The Union Budget 2025, presented on February 1st, introduces significant changes in tax structures, infrastructure development, and sector-specific reforms. This article explores the budget's implications for various sectors, including real estate, stock markets, personal finance, and income tax, providing a balanced critique of its potential benefits and challenges.

What are the key Tax Reforms Introduced in the Union Budget 2025?

The Union Budget 2025 has ushered in a series of tax reforms aimed at alleviating the tax burden on individuals and stimulating economic growth. The revised tax slabs under the new regime are as follows:

  • Income up to ₹4 lakh: No tax
  • ₹4 lakh to ₹8 lakh: 5%
  • ₹8 lakh to ₹12 lakh: 10%
  • ₹12 lakh to ₹16 lakh: 15%
  • ₹16 lakh to ₹20 lakh: 20%
  • ₹20 lakh to ₹24 lakh: 25%
  • Above ₹24 lakh: 30%
Union Budget 2025: Analysis of Its Impact on India's economy

Notably, the government has increased the tax rebate threshold for incomes up to ₹12 lakh (₹12.75 lakh with standard deduction), up from the previous ₹7 lakh. This means individuals earning up to ₹12.75 lakh will not be liable to pay any income tax. Additionally, the basic exemption limit has been raised from ₹3 lakh to ₹4 lakh, providing further relief to taxpayers.

How Does the Budget Impact the Real Estate Sector?

The real estate sector stands to gain from several provisions in the Union Budget 2025. The reclassification of Micro, Small, and Medium Enterprises (MSMEs) is particularly noteworthy:

  • Micro Enterprises: Investment limit increased to ₹2.5 crore (previously ₹1 crore)
  • Small Enterprises: Investment limit raised to ₹25 crore (previously ₹10 crore)
  • Medium Enterprises: Investment limit elevated to ₹125 crore (previously ₹50 crore)

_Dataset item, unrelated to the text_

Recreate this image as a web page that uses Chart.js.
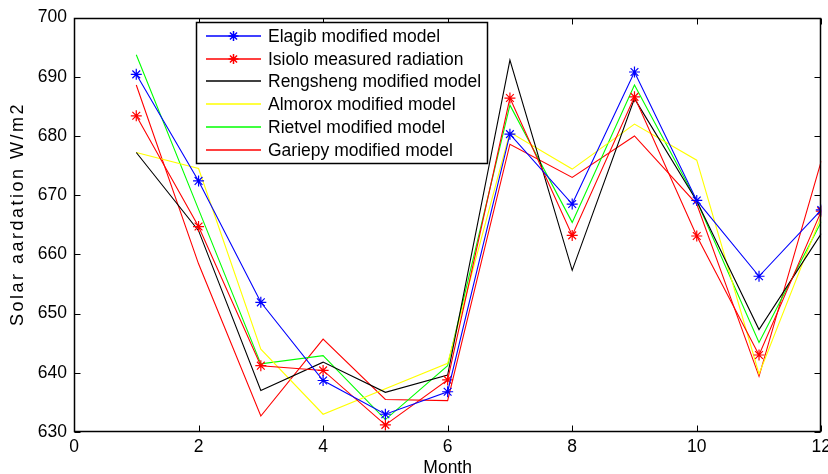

This reclassification is anticipated to bolster the construction and ancillary industries, as many real estate developers and contractors fall under the MSME category. The enhanced investment limits could lead to increased project capacities and improved access to credit.

Furthermore, the government's proposal to allocate ₹1.5 lakh crore for capital expenditure through 50-year interest-free loans to states is expected to stimulate infrastructure development. This move could have a cascading effect on the real estate market, leading to the development of new residential and commercial projects, thereby boosting the sector.

Robin Arya, smallcase manager and Founder at GoalFi

“The Union Budget 2025-26 introduces several structural and fiscal measures aimed at economic growth, financial inclusion, and tax simplification. The rationalization of income tax slabs, with zero tax liability up to ₹12 lakh under the new regime, directly enhances disposable income and investor participation in financial markets. The proposed reduction in TDS complexities, increased deduction limits for senior citizens (₹1 lakh) and rent (₹6 lakh), and the removal of TCS on education loans further streamline tax compliance.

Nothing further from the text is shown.